The Jay Graves Report

Takuma Sato becomes the first Japanese driver to win the Indy 500! “Survival of the Fittest”

Takuma Sato wins the 101st Indianapolis 500! Photo: Darron Cummings/AP

After 9 cautions in the 200-lap and 500 mile race, Japan’s Takuma Sato crossed the line first. Sato overcame a multitude of accidents to become his country’s first driver to win the Borg-Warner trophy. Sato’s pass with five laps to go sealed the deal for the highly competitive race.

For majority of the day the Andretti Autosport armada dominated the competition at Indianapolis Motor Speedway. At one point four of their six cars from the team were in the top five in the field. As the race progressed, the engine troubles that have plagued Honda all month eliminated the Andretti cars of Ryan Hunter-Reay and Fernando Alonso.
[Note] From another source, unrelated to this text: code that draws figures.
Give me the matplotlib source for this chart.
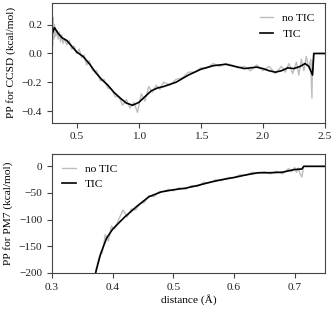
import matplotlib
matplotlib.use('Agg')
import matplotlib.pyplot as plt
import numpy as np

plt.rcParams['font.family'] = ['Liberation Serif', 'DejaVu Serif']
plt.rcParams['font.size'] = 8.2
plt.rcParams['mathtext.fontset'] = 'stix'

# CCSD panel
ccsd_tic_x = [0.30, 0.32, 0.35, 0.38, 0.42, 0.46, 0.50, 0.55, 0.60, 0.65, 0.70, 0.75, 0.80,
              0.85, 0.90, 0.95, 1.00, 1.05, 1.10, 1.15, 1.20, 1.30, 1.40, 1.50, 1.60, 1.70,
              1.80, 1.85, 1.90, 1.95, 2.00, 2.05, 2.10, 2.15, 2.20, 2.25, 2.30, 2.34, 2.37,
              2.40, 2.41, 2.50]
ccsd_tic_y = [0.13, 0.18, 0.14, 0.11, 0.09, 0.05, 0.01, -0.02, -0.07, -0.13, -0.18, -0.22, -0.27,
              -0.31, -0.345, -0.36, -0.34, -0.30, -0.26, -0.24, -0.23, -0.20, -0.15, -0.11, -0.085,
              -0.075, -0.095, -0.105, -0.10, -0.095, -0.105, -0.12, -0.13, -0.12, -0.10, -0.105,
              -0.09, -0.07, -0.09, -0.15, 0.0, 0.0]
ccsd_notic_x = [0.30, 0.305, 0.31, 0.315, 0.32, 0.33, 0.34, 0.35, 0.36, 0.37, 0.38, 0.39, 0.40,
                0.42, 0.44, 0.46, 0.48, 0.50, 0.52, 0.54, 0.56, 0.58, 0.60, 0.63, 0.66, 0.69,
                0.72, 0.75, 0.78, 0.81, 0.84, 0.87, 0.90, 0.93, 0.96, 0.99, 1.02, 1.05, 1.08,
                1.11, 1.14, 1.17, 1.20, 1.25, 1.30, 1.35, 1.40, 1.45, 1.50, 1.55, 1.60, 1.65,
                1.70, 1.75, 1.80, 1.85, 1.90, 1.95, 2.00, 2.05, 2.10, 2.15, 2.18, 2.21, 2.24,
                2.27, 2.29, 2.31, 2.33, 2.35, 2.37, 2.385, 2.395, 2.40, 2.405, 2.41, 2.50]
ccsd_notic_y = [0.32, 0.05, 0.25, 0.10, 0.20, 0.12, 0.16, 0.10, 0.15, 0.08, 0.13, 0.07, 0.10,
                0.06, 0.09, 0.03, 0.05, 0.0, 0.03, -0.03, -0.01, -0.08, -0.05, -0.12, -0.12,
                -0.19, -0.18, -0.24, -0.25, -0.30, -0.30, -0.36, -0.32, -0.38, -0.34, -0.41, -0.28,
                -0.33, -0.23, -0.27, -0.22, -0.25, -0.20, -0.22, -0.18, -0.17, -0.13, -0.13, -0.10,
                -0.10, -0.07, -0.09, -0.07, -0.08, -0.10, -0.09, -0.12, -0.08, -0.12, -0.09, -0.14,
                -0.09, -0.13, -0.07, -0.14, -0.06, -0.15, -0.04, -0.12, -0.02, -0.10, -0.04,
                -0.31, -0.05, -0.12, 0.0, 0.0]

# PM7 panel
pm7_tic_x = [0.372, 0.38, 0.39, 0.40, 0.42, 0.44, 0.46, 0.48, 0.50, 0.52, 0.54, 0.56, 0.58,
             0.60, 0.62, 0.64, 0.66, 0.68, 0.70, 0.712, 0.715, 0.75]
pm7_tic_y = [-200, -165, -135, -118, -95, -75, -57, -48, -44, -41, -36, -30, -25, -21, -16,
             -12, -12, -11, -6, -5, 0, 0]
pm7_notic_x = [0.372, 0.378, 0.383, 0.388, 0.393, 0.398, 0.403, 0.41, 0.417, 0.424, 0.431,
               0.438, 0.445, 0.452, 0.46, 0.468, 0.476, 0.484, 0.492, 0.50, 0.51, 0.52, 0.53,
               0.54, 0.55, 0.56, 0.57, 0.58, 0.59, 0.60, 0.61, 0.62, 0.63, 0.64, 0.65, 0.66,
               0.67, 0.68, 0.69, 0.695, 0.70, 0.703, 0.706, 0.709, 0.712, 0.715, 0.75]
pm7_notic_y = [-195, -170, -162, -128, -140, -112, -118, -100, -82, -95, -80, -82, -70, -68,
               -55, -57, -48, -47, -43, -46, -40, -43, -36, -38, -30, -31, -25, -27, -21, -21,
               -16, -17, -11, -13, -10, -14, -9, -14, -4, -10, -2, -11, -3, -14, -20, 0, 0]

fig, (ax1, ax2) = plt.subplots(2, 1, figsize=(3.35, 3.13), dpi=100)
fig.subplots_adjust(left=0.155, right=0.97, top=0.99, bottom=0.128, hspace=0.26)

ax1.plot(ccsd_notic_x, ccsd_notic_y, color='#bdbdbd', lw=1.0, label='no TIC')
ax1.plot(ccsd_tic_x, ccsd_tic_y, color='black', lw=1.2, label='TIC')
ax1.set_xlim(0.3, 2.5)
ax1.set_ylim(-0.48, 0.35)
ax1.set_yticks([-0.4, -0.2, 0.0, 0.2])
ax1.set_xticks([0.5, 1.0, 1.5, 2.0, 2.5])
ax1.set_ylabel('PP for CCSD (kcal/mol)')
ax1.legend(loc='upper right', frameon=False, handlelength=1.2)

ax2.plot(pm7_notic_x, pm7_notic_y, color='#bdbdbd', lw=1.0, label='no TIC')
ax2.plot(pm7_tic_x, pm7_tic_y, color='black', lw=1.2, label='TIC')
ax2.set_xlim(0.3, 0.75)
ax2.set_ylim(-200, 24)
ax2.set_yticks([-200, -150, -100, -50, 0])
ax2.set_xticks([0.3, 0.4, 0.5, 0.6, 0.7])
ax2.set_ylabel('PP for PM7 (kcal/mol)')
ax2.set_xlabel('distance (Å)', labelpad=2)
ax2.legend(loc='upper left', frameon=False, handlelength=1.2)

for ax in (ax1, ax2):
    for s in ax.spines.values():
        s.set_color('#444444')
    ax.tick_params(colors='#444444', labelcolor='#222222')

plt.savefig('out.png', dpi=100)
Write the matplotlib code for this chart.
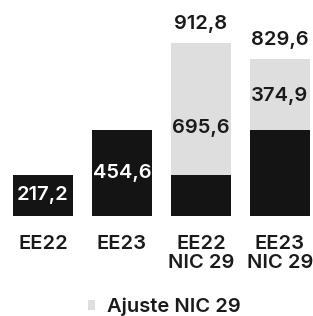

Alonso, who skipped the prestigious Formula One Grand Prix of Monaco that took place this morning was obviously disappointed with the ending to his month of May. The leader of 27 laps, Alonso was seen as someone who’d be contending to the end, but fate had other plans.

“Obviously disappointed not to finish the race because obviously every race you complete, you want to be at the checkered flag. Today was not possible. Anyway, it was a great experience, the last two weeks. I came here basically to prove myself, to challenge myself. I know I can be as quick as anyone in an F1 car. I didn’t know if I could in an Indycar.”

The race had its longest pause when the red flag was thrown after Pole-sitter Scott Dixon collided with a spinning Jay Howard and was sent careening towards the inside catch fence. Easily the scariest moment of the race, Dixon was able to walk away under his own power without injury.

Dixon said, “It’s tough. I was hoping Jay would stay against the wall. I’d already picked that way to go and there was nowhere else to go. I’m glad he’s okay too. You believe in the safety progress of these cars.”

Three-time 500 winner and today’s runner up Helio Castroneves made a late charge after battling back from trouble earlier on in the race. Castroneves was attempting to join the elite company of Rick Mears, Aj Foyt, and Al Unser as the only four-time winners. His lead with 6 laps to go was short lived as the Honda of Takuma Sato was too much to handle.

The obviously disappointed Castroneves spoke on his runner up finishes of the past and present at Indy and discussed his worse one.

“The first one, 2003. I knew that Aj Foyt Jr. would back off in turn two, I would go for it. That basically made me lose the race. Obviously, I was about three, four seconds ahead, or two seconds ahead of Gil (De Ferran). It was so bad that I had to slow to 3rd gear so we didn’t crash.”

The winner Sato knew that winning the “Greatest Spectacle in Racing” wouldn’t be easy with Castroneves filling his rear-view mirrors.

“Always nervous wherever he is. I know Helio knows how to win here, too. But, you know, I was happy that it was only constant race on him, not five packs, we already had a good cushion between others. We had such a consistent car it gave me confidence.”